- Born: 17 May 1908 Neugersdorf, Saxony, German Empire
- Died: 28 May 1945 (aged 37) Bautzen, Allied-occupied Germany
- Cause of death: Execution by hanging
- Other names: Margot Drechsel, Margot Drechsler, Margot Drexler
- Occupation: SS-Aufseherin

= Margot Dreschel =

Nazi concentration camp guard

Margot Elisabeth Drechsel, also spelled Drechsel, Drechsler or Drexler (17 May 1908 - 28 May 1945), was an SS-Aufseherin (concentration camp guard) at Nazi concentration camps during World War II. For her role in the Holocaust, she was sentenced to death and hanged.

== Ravensbrück concentration camp ==
Before her enlistment into the SS-Aufseherinnen, she worked at an office in Berlin. On 31 January 1941, Drechsel arrived at Ravensbrück concentration camp to receive guard training. She initially held the position Aufseherin at Ravensbrück, the basic role of a female guard, and was in charge of interned women. She trained under Oberaufseherin (Senior Overseer) Johanna Langefeld in 1941, and quickly became an SS-Rapportführerin (Report Overseer), a more senior guard.

==Auschwitz-Birkenau concentration camp==
On 27 April 1942, Drechsel was selected for transfer to the newly opened Auschwitz II – Birkenau concentration camp in occupied Poland. Drechsel began her duties at Birkenau in August 1942 as soon as the women's camp was established there, with women transferred from Auschwitz to Birkenau during expansion. She served under Maria Mandl and worked as an associate of Josef Mengele.

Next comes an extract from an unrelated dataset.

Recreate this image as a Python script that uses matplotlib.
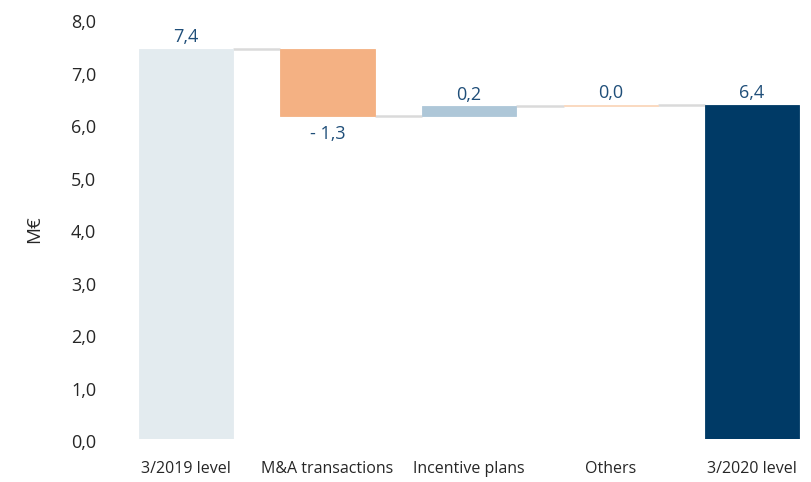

Drechsel was head of all camp offices in Auschwitz. Her appearance was reportedly repellent, as one female Auschwitz prisoner recounted: "camp leader Drechsel was there, her buck teeth sticking out, even when her mouth is closed." Inmates described her as vulgar, thin and ugly. After the war, many survivors testified of her notoriously brutal beatings. She carried out indoor selections wearing a white coat and white gloves, disguised as a doctor.
Once Mrs Drechsel [Drechsel] came, with her huge bloodhound, undressed everybody, took away even our shoes, and we had to stand for hours completely naked, none of us were thinking of life any more, the gas chamber seemed unavoidable.
— War Crimes Trials. Protocol 3309, SS Female Overseers in Auschwitz

Drechsel regularly moved between the Auschwitz I camp and Birkenau, and involved herself in selections of women and children to be either exploited as slave labor, or murdered in the gas chambers. On 1 November 1944, she went to Flossenbürg concentration camp as an Oberaufseherin and as a trainer of enlisted overseers. In January 1945, she was moved back to the Ravensbrück subcamp at Neustadt-Glewe.

== Arrest and execution ==
Drechsel fled from Ravensbrück in April 1945 as Nazi Germany surrendered.

In May 1945, several former Auschwitz prisoners recognized her on a road from Pirna to Bautzen in the Soviet zone, and took her to the Soviet Military Police. The Soviets condemned her to death and executed her in May or June 1945 by hanging in Bautzen.